▶ _Stated task_
Output all lines exactly.

▶ _Information provided_
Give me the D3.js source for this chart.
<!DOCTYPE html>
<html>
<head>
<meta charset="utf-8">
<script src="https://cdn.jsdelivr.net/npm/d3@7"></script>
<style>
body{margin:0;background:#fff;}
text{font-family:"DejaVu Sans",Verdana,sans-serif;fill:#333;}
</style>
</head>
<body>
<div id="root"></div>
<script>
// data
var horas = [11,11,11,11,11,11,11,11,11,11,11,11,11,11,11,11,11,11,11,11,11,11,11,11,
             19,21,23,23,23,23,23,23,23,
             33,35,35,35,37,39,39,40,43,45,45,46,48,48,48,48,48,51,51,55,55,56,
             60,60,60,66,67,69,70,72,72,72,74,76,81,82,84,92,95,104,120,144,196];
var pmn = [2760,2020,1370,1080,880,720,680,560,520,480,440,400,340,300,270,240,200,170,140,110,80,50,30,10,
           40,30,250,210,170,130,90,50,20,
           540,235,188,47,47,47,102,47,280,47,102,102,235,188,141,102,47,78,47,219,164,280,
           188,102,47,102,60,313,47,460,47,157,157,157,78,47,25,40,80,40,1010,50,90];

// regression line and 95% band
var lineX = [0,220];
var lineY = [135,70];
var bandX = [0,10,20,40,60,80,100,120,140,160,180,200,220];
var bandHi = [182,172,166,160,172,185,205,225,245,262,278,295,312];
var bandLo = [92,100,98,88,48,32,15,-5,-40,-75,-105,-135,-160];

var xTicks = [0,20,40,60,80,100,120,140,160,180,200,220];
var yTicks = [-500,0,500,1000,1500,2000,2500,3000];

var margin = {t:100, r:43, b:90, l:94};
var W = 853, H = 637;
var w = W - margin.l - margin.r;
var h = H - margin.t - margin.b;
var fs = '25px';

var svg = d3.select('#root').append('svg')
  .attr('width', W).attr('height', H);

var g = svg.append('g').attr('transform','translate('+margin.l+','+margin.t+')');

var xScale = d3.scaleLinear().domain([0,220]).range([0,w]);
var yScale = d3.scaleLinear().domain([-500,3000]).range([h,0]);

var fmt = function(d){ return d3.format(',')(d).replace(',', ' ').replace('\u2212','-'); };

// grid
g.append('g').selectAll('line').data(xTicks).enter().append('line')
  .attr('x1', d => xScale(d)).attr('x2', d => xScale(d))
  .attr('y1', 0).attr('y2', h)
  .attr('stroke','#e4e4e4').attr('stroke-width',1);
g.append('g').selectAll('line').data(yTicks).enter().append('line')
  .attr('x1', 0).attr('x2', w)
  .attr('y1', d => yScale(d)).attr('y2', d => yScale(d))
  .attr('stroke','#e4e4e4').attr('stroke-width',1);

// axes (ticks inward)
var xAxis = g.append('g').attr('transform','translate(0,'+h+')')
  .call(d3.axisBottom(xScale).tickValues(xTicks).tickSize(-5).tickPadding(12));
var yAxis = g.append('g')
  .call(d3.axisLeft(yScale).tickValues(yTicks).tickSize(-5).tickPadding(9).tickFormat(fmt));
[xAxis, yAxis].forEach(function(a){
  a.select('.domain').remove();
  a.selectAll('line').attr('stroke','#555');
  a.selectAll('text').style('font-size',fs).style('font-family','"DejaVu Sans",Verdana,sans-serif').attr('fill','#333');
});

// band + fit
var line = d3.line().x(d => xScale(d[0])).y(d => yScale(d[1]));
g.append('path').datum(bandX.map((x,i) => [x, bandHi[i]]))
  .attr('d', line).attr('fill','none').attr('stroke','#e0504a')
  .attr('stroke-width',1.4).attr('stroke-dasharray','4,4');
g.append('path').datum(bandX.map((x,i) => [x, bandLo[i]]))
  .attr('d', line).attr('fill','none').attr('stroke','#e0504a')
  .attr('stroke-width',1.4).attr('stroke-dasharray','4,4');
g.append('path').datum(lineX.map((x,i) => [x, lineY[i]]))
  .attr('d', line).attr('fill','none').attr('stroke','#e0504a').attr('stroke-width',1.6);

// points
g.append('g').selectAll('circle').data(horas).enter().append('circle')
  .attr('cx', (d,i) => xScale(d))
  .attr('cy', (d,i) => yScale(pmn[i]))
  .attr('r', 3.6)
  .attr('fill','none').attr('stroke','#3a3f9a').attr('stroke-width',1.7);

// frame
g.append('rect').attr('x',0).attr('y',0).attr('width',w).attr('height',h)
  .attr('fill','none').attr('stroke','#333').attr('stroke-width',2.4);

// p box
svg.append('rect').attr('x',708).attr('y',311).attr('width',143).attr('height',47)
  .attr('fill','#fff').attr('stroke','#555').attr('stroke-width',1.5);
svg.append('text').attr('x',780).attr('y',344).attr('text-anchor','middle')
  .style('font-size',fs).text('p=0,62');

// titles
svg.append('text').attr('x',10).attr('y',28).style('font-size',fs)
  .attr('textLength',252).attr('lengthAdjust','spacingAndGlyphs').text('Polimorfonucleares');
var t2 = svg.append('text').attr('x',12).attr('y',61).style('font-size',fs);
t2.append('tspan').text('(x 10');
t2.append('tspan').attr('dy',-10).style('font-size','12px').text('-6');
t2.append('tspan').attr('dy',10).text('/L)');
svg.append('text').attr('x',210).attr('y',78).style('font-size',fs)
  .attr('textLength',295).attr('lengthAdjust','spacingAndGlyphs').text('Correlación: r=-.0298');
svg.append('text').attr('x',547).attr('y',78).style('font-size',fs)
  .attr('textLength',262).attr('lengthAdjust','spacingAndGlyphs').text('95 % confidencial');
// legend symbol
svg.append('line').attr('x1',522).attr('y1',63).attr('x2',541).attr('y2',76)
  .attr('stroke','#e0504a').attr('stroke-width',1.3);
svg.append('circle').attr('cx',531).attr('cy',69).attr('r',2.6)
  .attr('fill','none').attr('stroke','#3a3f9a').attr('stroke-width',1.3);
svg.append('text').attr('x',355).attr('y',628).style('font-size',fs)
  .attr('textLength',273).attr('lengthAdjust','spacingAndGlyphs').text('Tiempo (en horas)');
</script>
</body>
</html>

▶ _Written reply_
Give me the D3.js source for this chart.
<!DOCTYPE html>
<html>
<head>
<meta charset="utf-8">
<script src="https://cdn.jsdelivr.net/npm/d3@7"></script>
<style>
body{margin:0;background:#fff;}
text{font-family:"DejaVu Sans",Verdana,sans-serif;fill:#333;}
</style>
</head>
<body>
<div id="root"></div>
<script>
// data
var horas = [11,11,11,11,11,11,11,11,11,11,11,11,11,11,11,11,11,11,11,11,11,11,11,11,
             19,21,23,23,23,23,23,23,23,
             33,35,35,35,37,39,39,40,43,45,45,46,48,48,48,48,48,51,51,55,55,56,
             60,60,60,66,67,69,70,72,72,72,74,76,81,82,84,92,95,104,120,144,196];
var pmn = [2760,2020,1370,1080,880,720,680,560,520,480,440,400,340,300,270,240,200,170,140,110,80,50,30,10,
           40,30,250,210,170,130,90,50,20,
           540,235,188,47,47,47,102,47,280,47,102,102,235,188,141,102,47,78,47,219,164,280,
           188,102,47,102,60,313,47,460,47,157,157,157,78,47,25,40,80,40,1010,50,90];

// regression line and 95% band
var lineX = [0,220];
var lineY = [135,70];
var bandX = [0,10,20,40,60,80,100,120,140,160,180,200,220];
var bandHi = [182,172,166,160,172,185,205,225,245,262,278,295,312];
var bandLo = [92,100,98,88,48,32,15,-5,-40,-75,-105,-135,-160];

var xTicks = [0,20,40,60,80,100,120,140,160,180,200,220];
var yTicks = [-500,0,500,1000,1500,2000,2500,3000];

var margin = {t:100, r:43, b:90, l:94};
var W = 853, H = 637;
var w = W - margin.l - margin.r;
var h = H - margin.t - margin.b;
var fs = '25px';

var svg = d3.select('#root').append('svg')
  .attr('width', W).attr('height', H);

var g = svg.append('g').attr('transform','translate('+margin.l+','+margin.t+')');

var xScale = d3.scaleLinear().domain([0,220]).range([0,w]);
var yScale = d3.scaleLinear().domain([-500,3000]).range([h,0]);

var fmt = function(d){ return d3.format(',')(d).replace(',', ' ').replace('\u2212','-'); };

// grid
g.append('g').selectAll('line').data(xTicks).enter().append('line')
  .attr('x1', d => xScale(d)).attr('x2', d => xScale(d))
  .attr('y1', 0).attr('y2', h)
  .attr('stroke','#e4e4e4').attr('stroke-width',1);
g.append('g').selectAll('line').data(yTicks).enter().append('line')
  .attr('x1', 0).attr('x2', w)
  .attr('y1', d => yScale(d)).attr('y2', d => yScale(d))
  .attr('stroke','#e4e4e4').attr('stroke-width',1);

// axes (ticks inward)
var xAxis = g.append('g').attr('transform','translate(0,'+h+')')
  .call(d3.axisBottom(xScale).tickValues(xTicks).tickSize(-5).tickPadding(12));
var yAxis = g.append('g')
  .call(d3.axisLeft(yScale).tickValues(yTicks).tickSize(-5).tickPadding(9).tickFormat(fmt));
[xAxis, yAxis].forEach(function(a){
  a.select('.domain').remove();
  a.selectAll('line').attr('stroke','#555');
  a.selectAll('text').style('font-size',fs).style('font-family','"DejaVu Sans",Verdana,sans-serif').attr('fill','#333');
});

// band + fit
var line = d3.line().x(d => xScale(d[0])).y(d => yScale(d[1]));
g.append('path').datum(bandX.map((x,i) => [x, bandHi[i]]))
  .attr('d', line).attr('fill','none').attr('stroke','#e0504a')
  .attr('stroke-width',1.4).attr('stroke-dasharray','4,4');
g.append('path').datum(bandX.map((x,i) => [x, bandLo[i]]))
  .attr('d', line).attr('fill','none').attr('stroke','#e0504a')
  .attr('stroke-width',1.4).attr('stroke-dasharray','4,4');
g.append('path').datum(lineX.map((x,i) => [x, lineY[i]]))
  .attr('d', line).attr('fill','none').attr('stroke','#e0504a').attr('stroke-width',1.6);

// points
g.append('g').selectAll('circle').data(horas).enter().append('circle')
  .attr('cx', (d,i) => xScale(d))
  .attr('cy', (d,i) => yScale(pmn[i]))
  .attr('r', 3.6)
  .attr('fill','none').attr('stroke','#3a3f9a').attr('stroke-width',1.7);

// frame
g.append('rect').attr('x',0).attr('y',0).attr('width',w).attr('height',h)
  .attr('fill','none').attr('stroke','#333').attr('stroke-width',2.4);

// p box
svg.append('rect').attr('x',708).attr('y',311).attr('width',143).attr('height',47)
  .attr('fill','#fff').attr('stroke','#555').attr('stroke-width',1.5);
svg.append('text').attr('x',780).attr('y',344).attr('text-anchor','middle')
  .style('font-size',fs).text('p=0,62');

// titles
svg.append('text').attr('x',10).attr('y',28).style('font-size',fs)
  .attr('textLength',252).attr('lengthAdjust','spacingAndGlyphs').text('Polimorfonucleares');
var t2 = svg.append('text').attr('x',12).attr('y',61).style('font-size',fs);
t2.append('tspan').text('(x 10');
t2.append('tspan').attr('dy',-10).style('font-size','12px').text('-6');
t2.append('tspan').attr('dy',10).text('/L)');
svg.append('text').attr('x',210).attr('y',78).style('font-size',fs)
  .attr('textLength',295).attr('lengthAdjust','spacingAndGlyphs').text('Correlación: r=-.0298');
svg.append('text').attr('x',547).attr('y',78).style('font-size',fs)
  .attr('textLength',262).attr('lengthAdjust','spacingAndGlyphs').text('95 % confidencial');
// legend symbol
svg.append('line').attr('x1',522).attr('y1',63).attr('x2',541).attr('y2',76)
  .attr('stroke','#e0504a').attr('stroke-width',1.3);
svg.append('circle').attr('cx',531).attr('cy',69).attr('r',2.6)
  .attr('fill','none').attr('stroke','#3a3f9a').attr('stroke-width',1.3);
svg.append('text').attr('x',355).attr('y',628).style('font-size',fs)
  .attr('textLength',273).attr('lengthAdjust','spacingAndGlyphs').text('Tiempo (en horas)');
</script>
</body>
</html>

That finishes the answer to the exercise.